What you see during the process and the journey to adopt your child can haunt you. This is a recent post I wrote for Grown in My Heart: An Adoption Network. I wanted to share it with you.
The Not Adopted
Sometimes I see them again. I am walking around the orphanage, wearing a baby carrier; my daughter is snugly and safely ensconced within. She is looking out, seemingly disconnected from the familiar scenes. I feel somber and sad. My arms are around her. I kiss her shorn head from time to time and softly stroke the bug-bitten pale face. My husband is close, quiet, and only I know that he struggles for composure.

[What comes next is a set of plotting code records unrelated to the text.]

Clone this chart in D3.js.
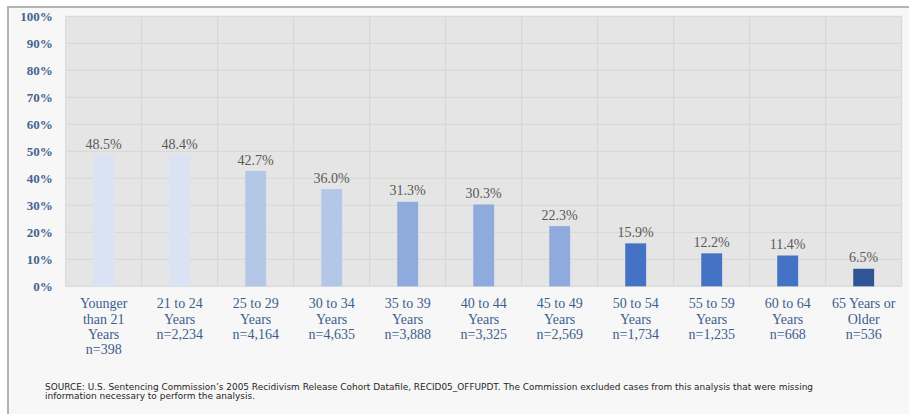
<!DOCTYPE html>
<html><head><meta charset="utf-8">
<script src="https://cdn.jsdelivr.net/npm/d3@7"></script>
<style>html,body{margin:0;padding:0;background:#fff;}svg{display:block;}</style>
</head><body>
<svg id="chart" width="909" height="414"></svg>
<script>
const categories = [
  ["Younger","than 21","Years","n=398"],
  ["21 to 24","Years","n=2,234"],
  ["25 to 29","Years","n=4,164"],
  ["30 to 34","Years","n=4,635"],
  ["35 to 39","Years","n=3,888"],
  ["40 to 44","Years","n=3,325"],
  ["45 to 49","Years","n=2,569"],
  ["50 to 54","Years","n=1,734"],
  ["55 to 59","Years","n=1,235"],
  ["60 to 64","Years","n=668"],
  ["65 Years or","Older","n=536"]
];
const values = [48.5, 48.4, 42.7, 36.0, 31.3, 30.3, 22.3, 15.9, 12.2, 11.4, 6.5];
const barColors = ["#DAE3F3","#DAE3F3","#B4C7E7","#B4C7E7","#8FAADC","#8FAADC","#8FAADC","#4472C4","#4472C4","#4472C4","#2F5597"];
const yTicks = [0,10,20,30,40,50,60,70,80,90,100];
const sourceLines = [
  "SOURCE: U.S. Sentencing Commission\u2019s 2005 Recidivism Release Cohort Datafile, RECID05_OFFUPDT. The Commission excluded cases from this analysis that were missing",
  "information necessary to perform the analysis."
];

(function(){
const svg = d3.select("#chart");
const W = 909, H = 414;
const pL = 65.7, pR = 901.7, pT = 16.3, pB = 286.3;

// frame
svg.append("rect").attr("x",8).attr("y",7).attr("width",W-8).attr("height",H-7).attr("fill","#F7F7F7");
svg.append("line").attr("x1",7).attr("x2",W).attr("y1",7).attr("y2",7).attr("stroke","#B3B5B3").attr("stroke-width",2);
svg.append("line").attr("x1",8).attr("x2",8).attr("y1",6).attr("y2",H).attr("stroke","#B3B5B3").attr("stroke-width",2);

const ids = categories.map((c,i)=>i);
const x = d3.scaleBand().domain(ids).range([pL,pR]).padding(0);
const y = d3.scaleLinear().domain([0,100]).range([pB,pT]);

// plot bg
svg.append("rect").attr("x",pL).attr("y",pT).attr("width",pR-pL).attr("height",pB-pT).attr("fill","#E5E5E5");

// horizontal grid
svg.append("g").selectAll("line").data(yTicks).join("line")
  .attr("x1",pL).attr("x2",pR)
  .attr("y1",d=>y(d)).attr("y2",d=>y(d))
  .attr("stroke","#D6D6D6").attr("stroke-width",1);
// vertical grid
svg.append("g").selectAll("line").data(ids.concat([ids.length])).join("line")
  .attr("x1",d=>d<ids.length?x(d):pR).attr("x2",d=>d<ids.length?x(d):pR)
  .attr("y1",pT).attr("y2",pB)
  .attr("stroke","#D6D6D6").attr("stroke-width",1);

// bars
const bw = x.bandwidth()*0.275;
svg.append("g").selectAll("rect").data(values).join("rect")
  .attr("x",(d,i)=>x(i)+x.bandwidth()/2-bw/2)
  .attr("y",d=>y(d))
  .attr("width",bw)
  .attr("height",d=>y(0)-y(d))
  .attr("fill",(d,i)=>barColors[i]);

// value labels
svg.append("g").selectAll("text").data(values).join("text")
  .attr("x",(d,i)=>x(i)+x.bandwidth()/2)
  .attr("y",d=>y(d)-6.5)
  .attr("text-anchor","middle")
  .attr("font-family","'Liberation Serif', serif")
  .attr("font-size",14)
  .attr("fill","#595959")
  .text(d=>d.toFixed(1)+"%");

// y axis labels
svg.append("g").selectAll("text").data(yTicks).join("text")
  .attr("x",52.7)
  .attr("y",d=>y(d)+4.6)
  .attr("text-anchor","end")
  .attr("font-family","'Liberation Serif', serif")
  .attr("font-weight","bold")
  .attr("font-size",13)
  .attr("fill","#44648F")
  .text(d=>d+"%");

// x labels
const xl = svg.append("g").selectAll("text").data(categories).join("text")
  .attr("text-anchor","middle")
  .attr("font-family","'Liberation Serif', serif")
  .attr("font-size",14)
  .attr("fill","#3D5E8C");
xl.each(function(lines,i){
  const t = d3.select(this);
  lines.forEach((ln,j)=>{
    t.append("tspan").attr("x",x(i)+x.bandwidth()/2).attr("y",308.3+j*15.3).text(ln);
  });
});

// source
const srcLen = [768, 210];
svg.append("g").selectAll("text").data(sourceLines).join("text")
  .attr("x",45)
  .attr("y",(d,i)=>390+i*9)
  .attr("font-family","'DejaVu Sans', sans-serif")
  .attr("font-size",8.6)
  .attr("fill","#262626")
  .attr("textLength",(d,i)=>srcLen[i])
  .attr("lengthAdjust","spacingAndGlyphs")
  .text(d=>d);
})();
</script>
</body></html>
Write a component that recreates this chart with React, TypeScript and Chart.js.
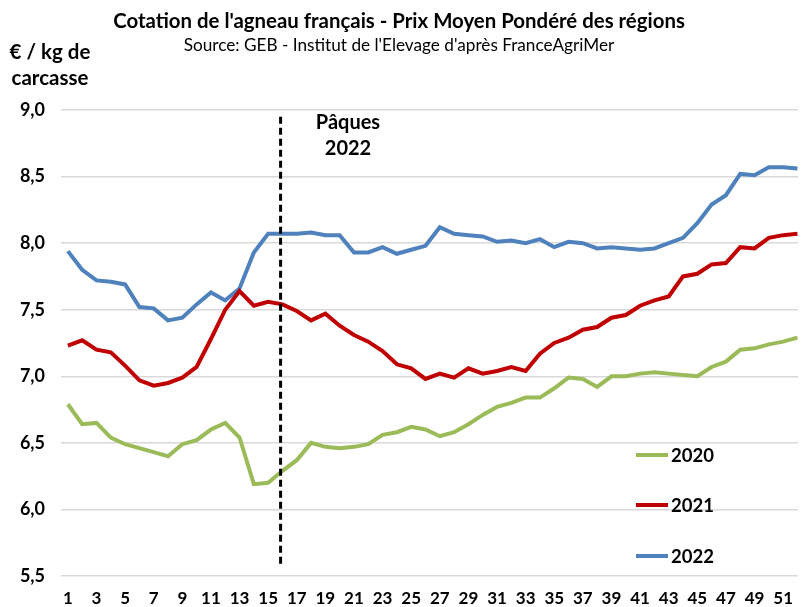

We have been allowed into the welfare institute with cameras and camcorders. The director has left and we have been given permission to take pictures and tape discreetly. We look, wander, touch, and take in the essence of this sterile environment five stories above the concrete paved lot, just outside and under the small iron balcony that holds a wire contraption that resembles a complicated antenna. The contraption has cloth rags of diapers and permanently discolored baby clothing hanging from it, slowly drying in the humid south China autumn. We are in the nursery where my daughter spent the first year of her life. I stand next to the crib that she shared with another, bundled under quilts, padded jackets, and pants, out of the sunshine and other elements.
I break off from the group and wander down the wide hall and peek into a room. A TV is turned up high. Children with birth defects and disabilities fill the room. Some are playing games. Others rock or move repetitively; some lie around without any kind of stimulation or contact. Some stare at the walls and then there are those that just stare at each other or nowhere, without seeing. Young children, several around the age of my eight year-old son, appear to be watching over these children. A door opens behind me on the other side of the hall and a girl with a stunted leg and arm shuffles towards me, determined to get where she is going. I feel caught because I’m witnessing something I’m sure I shouldn’t. The girl disappears into another room and shuts the door. I don’t see any additional staff.
My husband is at my elbow ready escort me downstairs with the rest of the group. We arrive in a baby filled playroom with a puzzle-pieced primary-colored rubber mat that covers almost the entire floor. The mat looks familiar and I realize why; my daughter’s referral pictures were taken here. I walk a few steps and see the plastic pink pony that she sat on in one of the pictures. It is dirty, old, cracked.
I look around for my husband and then stop. The girl I saw upstairs comes into the playroom and sees me, but doesn’t acknowledge me. Instead she quickly looks away, bending down to take a baby who has held its hands up in the global language of “pick me up.” She smiles and rocks the baby and I can see that she is a well-seasoned rocker. It is impossible to determine the sex of the babies because they have on combinations of boys and girls clothes, however we are in China and I assume that the majority of these little ones are girls with shaved heads.
Did this young girl hold my daughter and rock her? Did she coo and sing to her and share exciting folktales of dragons and monkeys? I think so because my daughter is watching her and smiles. I catch the young girl’s eye and smile. She looks away.
Our Chinese facilitator tells us that the young girl is an orphan like the other girl in the room, who I hadn’t noticed because she is even older. I thought she was one of the regular caretakers. This young girl was never adopted. The welfare institute kept her on because she was good with the younger children. She will remain with them for the rest of her life, caring for others. The facilitator tells me she is fortunate because she has shelter, food, and a basic education. Many of the older orphans have to leave. And when I ask where, he just shakes his head.
I turn away from him and pull my precious baby deeper into my arms, safe, loved, going home. I ache a mother’s pain. I think of my older daughter, safe, loved, and at home and the tears come. I look over and I see my husband hugging himself in the corner, tears coursing down his cheeks. I walk over to him and we put our foreheads together, needing to connect in our anguish and for strength. He strokes our daughter’s sweet face and kisses her. After I have calmed down I look up and around the room. I see my daughter’s face on the young girl and I see my older daughter’s face on the older girl’s face.
I struggle up from the dream gasping for air. Too real. Too close. I run down to my daughters’ room. They sleep every which-way in their bunks. One is snoring. The other is cuddled up with the cats. My heart begins to quiet and I am overcome with tears. They are home, safe and loved beyond measure. But those, the not adopted, what of them?